Model to show celestial sphere; larger version has capacity to show lunar motions.
What it shows:
The position and motions of heavenly bodies are projected against a hypothetical sphere of infinite radius, centered on the Earth, called the Celestial Sphere. With this demo you can explain the motions of the stars and of the Sun, and show various aspects of the seasons.
How it works:
The main features of the sphere itself are shown schematically in figure 1. The spherical wire cage defines the celestial sphere, its pole aligning with the Earth's north pole and its equator defined as the projection of the Earth's equator onto the sphere. The Ecliptic is a ring that marks the Sun's path through the heavens; it is inclined at an angle of 23.5° to the celestial equator. A tilting plane defines the observer's horizon, which is at 90° to the observer's latitude. The spherical cage rotates, while the Earth at the center remains stationary. The whole sphere is mounted on a platform that can be tilted to put the observer's horizon plane can be aligned horizontally; this simplifies things a bit. With the sphere, several basic aspects of celestial motion can be demonstrated.
The stars, 'fixed' to the sphere, make a complete revolution with the sphere east to west, in 23hr 56min, known as a sidereal day.

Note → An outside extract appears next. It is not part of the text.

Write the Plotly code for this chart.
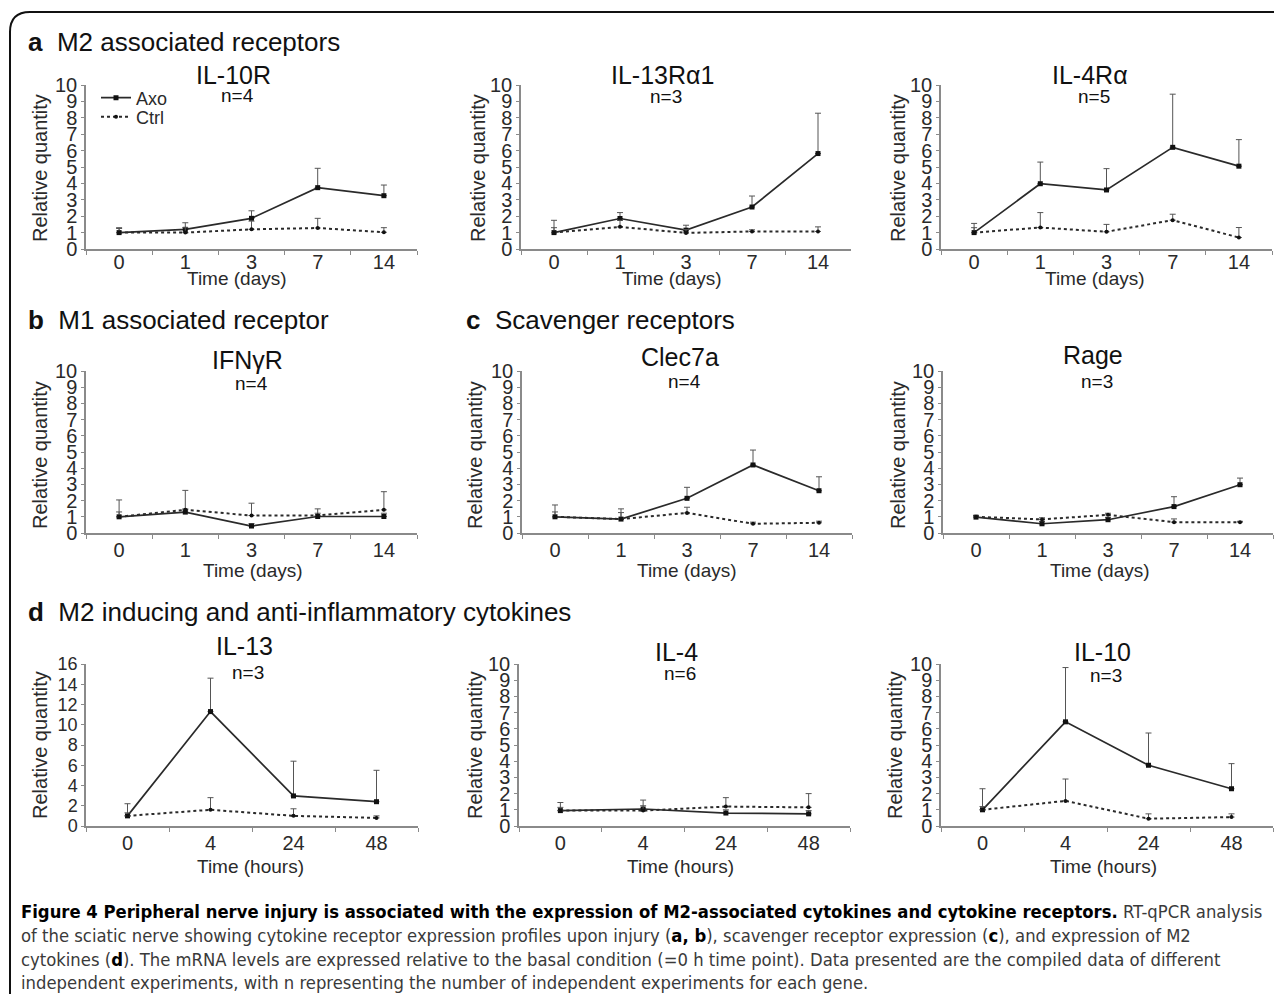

The Sun moves on the sphere east to west one revolution per day, but also has a long term motion west to east along the ecliptic of 1° per day. The points at which the ecliptic cross the celestial equator are called the Vernal (March 21) and Autumnal (September 23) equinoxes. The maximum elevation of the ecliptic above the celestial equator is the Summer Solstice (June 21) when the Sun is directly overhead at a latitude of 23.5° north, the Tropic of Cancer. The maximum declination below the equator occurs on December 21, when the Sun is directly above the Tropic of Capricorn, 23.5° south. The north-south motion of the position of sunrise shows a maximum northern point on the Summer Solstice, and a maximum southern point on the Winter Solstice.
On the larger of the spheres we can strap on an additional loop, inclined at 5° to the ecliptic, to represent the cycle of the Moon. The Moon has a long term motion west to east of 13° per day, completing a circle relative to the celestial sphere in 27.3 days (sidereal month) and taking 29.5 days to catch up with the Sun (synodic month).
Setting it up:
The large Armillary Sphere (1m diameter) takes center stage on the floor; the smaller version (diameter 35cm) is a bench top piece. 1
The motions of the planets cannot be explained using the celestial sphere because of the observed retrograde motion.
figure 1. The Celestial Sphere
1 We're not sure of the origins of our spheres, but Central Scientific makes a couple of celestial globes, although they are more suited to classroom scales than lecture halls.